If you have time before a performance, by the way, you might like to view the pictures in the art gallery situated in the circle foyer. The gallery features a changing programme of exhibitions. Next
to the theatre, Wycombe Swan Town Hall also offers theatre and cabarets as well as exhibitions.
Just outside the town centre near junction 4 of the M40 is the six screen Wycombe UCI Cinema.
Always worth a visit is Wycombe Museum, which explores the history of the local area. The displays have recently been refurbished, and there is a hands-on gallery which is especially popular with
children. There is even a community display case for individuals or groups to mount their own special exhibition.
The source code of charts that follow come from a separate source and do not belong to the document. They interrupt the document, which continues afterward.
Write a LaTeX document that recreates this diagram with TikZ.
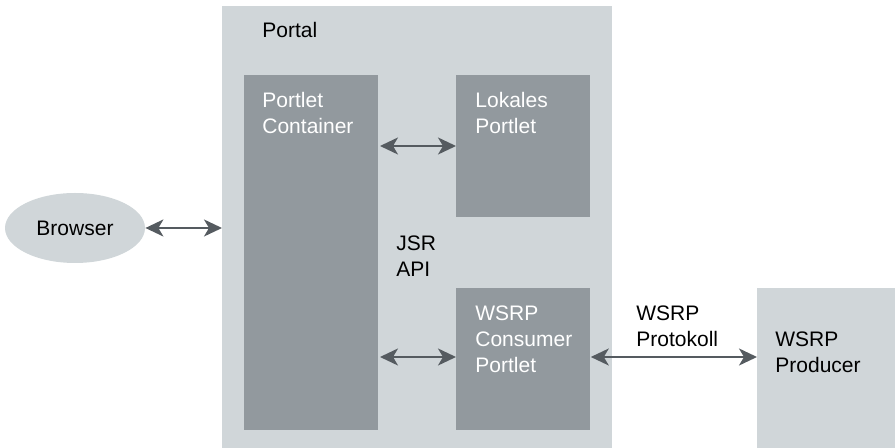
\documentclass[tikz,border=0pt]{standalone}
\usepackage{fontspec}
\setmainfont{Liberation Sans}
\usetikzlibrary{arrows.meta,shapes.geometric}
\definecolor{hellgrau}{HTML}{D0D6D9}
\definecolor{dunkelgrau}{HTML}{92999E}
\definecolor{pfeilgrau}{HTML}{555B60}
\tikzset{
  flaeche/.style={fill=hellgrau, draw=none, inner sep=0pt, anchor=north west},
  kasten/.style={fill=dunkelgrau, draw=none, inner sep=0pt, anchor=north west},
  txt/.style={anchor=north west, inner sep=0pt, align=left, font=\fontsize{10.5}{13}\selectfont},
  weiss/.style={txt, text=white},
  doppelpfeil/.style={draw=pfeilgrau, line width=1pt, {Stealth[length=9pt,width=8.5pt,inset=2.5pt]}-{Stealth[length=9pt,width=8.5pt,inset=2.5pt]}}
}
\begin{document}
\begin{tikzpicture}[x=0.5pt,y=-0.5pt]
                \useasboundingbox (0,0) rectangle (895,448);
                % Portal
                \node [flaeche, minimum width=195pt, minimum height=221pt] (portal) at (222,6) {};
                \node [txt] (portaltxt) at (262,22) {Portal};
                \node [kasten, minimum width=67pt, minimum height=177.5pt] (container) at (244,75) {};
                \node [weiss] (containertxt) at (262,92) {Portlet\\Container};
                \node [kasten, minimum width=67pt, minimum height=71pt] (lokal) at (456,75) {};
                \node [weiss] (lokaltxt) at (475,92) {Lokales\\Portlet};
                \node [kasten, minimum width=67pt, minimum height=71pt] (consumer) at (456,288) {};
                \node [weiss] (consumertxt) at (475,305) {WSRP\\Consumer\\Portlet};
                \node [txt] (jsr) at (396,235) {JSR\\API};
                % ausserhalb
                \node [ellipse, fill=hellgrau, minimum width=70pt, minimum height=35pt, inner sep=0pt, font=\fontsize{10.5}{13}\selectfont] (browser) at (75,228) {Browser};
                \node [flaeche, minimum width=69pt, minimum height=80pt] (producer) at (757,288) {};
                \node [txt] (producertxt) at (775,331) {WSRP\\Producer};
                \node [txt] (protokoll) at (636,305) {WSRP\\Protokoll};
                % Pfeile
                \coordinate (c1) at (380,146);
                \coordinate (c2) at (380,357);
                \coordinate (b1) at (222,228);
                \draw [doppelpfeil] (browser.east) -- (b1);
                \draw [doppelpfeil] (c1) -- (lokal.west |- c1);
                \draw [doppelpfeil] (c2) -- (consumer.west |- c2);
                \draw [doppelpfeil] (consumer.east |- c2) -- (producer.west |- c2);
            \end{tikzpicture}
\end{document}
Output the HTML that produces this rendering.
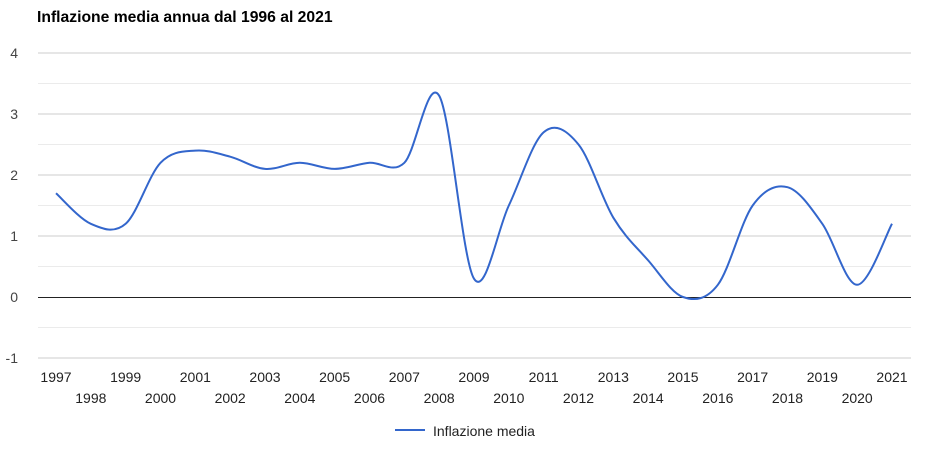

The museum is open from 10am every day (2pm on Sundays), and admission is free.
Clubbers are catered for in this area: although Club Eden in Octagon Parade sounds like a place for naturists, it is actually a mix of bars and a disco handily situated right in the centre of town.
Entry starts from a reasonable £2. Further out in Hazlemere is the Orchard End Country Club, which is a venue for slightly older clientele.
If you like aircraft, then go along to Wycombe Air Park, which is just a couple of miles south-west of the town, and visit the Blue Max Museum. They have a collection of historic aircraft, many of
which have been used in films.
There are two historic houses in the area which can be visited, both with famous former owners. Hughendon Manor was owned by Benjamin Disraeli, the well known Victorian Prime Minister. The house is
open seasonally, but its surrounding park can be visited at any time during the year. To the west lies West Wycombe House, which was the home of Sir Francis Dashwood who created the infamous
Hellfire Club. The club met in West Wycombe Caves, which can also be visited. There are here a number of chambers and caverns containing tableaux depicting the activities of the club.